In an interview last week, the Director of the Center for Democracy at the ACLU, Jameel Jaffer, gave instances of the inappropriate targets the government has used surveillance powers against–including Occupy Wall Street protesters, a political group with anti-war views, and information gathered by the CIA to discredit an anti-war protester. Jaffer said:
?The program is the equivalent of requiring every American to file a daily report with the government of every location they visited, every person they talked to on the phone, the time of each call and the length of every conversation.

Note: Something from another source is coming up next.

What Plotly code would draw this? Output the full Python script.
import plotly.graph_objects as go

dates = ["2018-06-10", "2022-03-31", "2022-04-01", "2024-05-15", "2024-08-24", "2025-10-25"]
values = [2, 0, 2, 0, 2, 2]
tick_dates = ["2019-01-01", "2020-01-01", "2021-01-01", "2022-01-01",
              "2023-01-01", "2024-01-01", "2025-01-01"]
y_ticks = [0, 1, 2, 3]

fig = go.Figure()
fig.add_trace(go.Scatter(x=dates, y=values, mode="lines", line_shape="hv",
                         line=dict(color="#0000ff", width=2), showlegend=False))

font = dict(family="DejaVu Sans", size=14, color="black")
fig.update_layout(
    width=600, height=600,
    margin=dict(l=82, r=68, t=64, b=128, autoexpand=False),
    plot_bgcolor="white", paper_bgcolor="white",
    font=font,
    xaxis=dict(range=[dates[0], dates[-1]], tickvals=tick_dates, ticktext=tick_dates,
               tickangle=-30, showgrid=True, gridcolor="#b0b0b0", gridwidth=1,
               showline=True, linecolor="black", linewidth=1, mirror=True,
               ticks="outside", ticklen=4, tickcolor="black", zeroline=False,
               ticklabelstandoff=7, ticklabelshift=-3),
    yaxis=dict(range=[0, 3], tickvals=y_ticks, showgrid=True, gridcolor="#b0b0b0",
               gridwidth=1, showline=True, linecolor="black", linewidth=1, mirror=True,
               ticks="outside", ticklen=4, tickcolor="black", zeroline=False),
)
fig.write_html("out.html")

The interviewer, Rajkamal Kahlon, thinks Snowden recognized that it’s time to reexamine laws that “prevent rather than promote social justice and democracy”. He begins his article with this still-pertinent 1968 quote by historian Howard Zinn:
We seem to have reached a moment in the United States when the suspicion arises that law is congealed injustice, that the existing order hides an everyday violence against body and spirit, that our political structure is fossilized, and that the noise of change, however scary, may be necessary.
If Congress is recognizing the need for change, surely we, the American public, owe it to ourselves to catch up–and to ensure that the change is far-reaching enough to protect our basic civil liberties. After all, Congress got us into this tangle; we have to create the ‘noise of change’ that insists they get us out.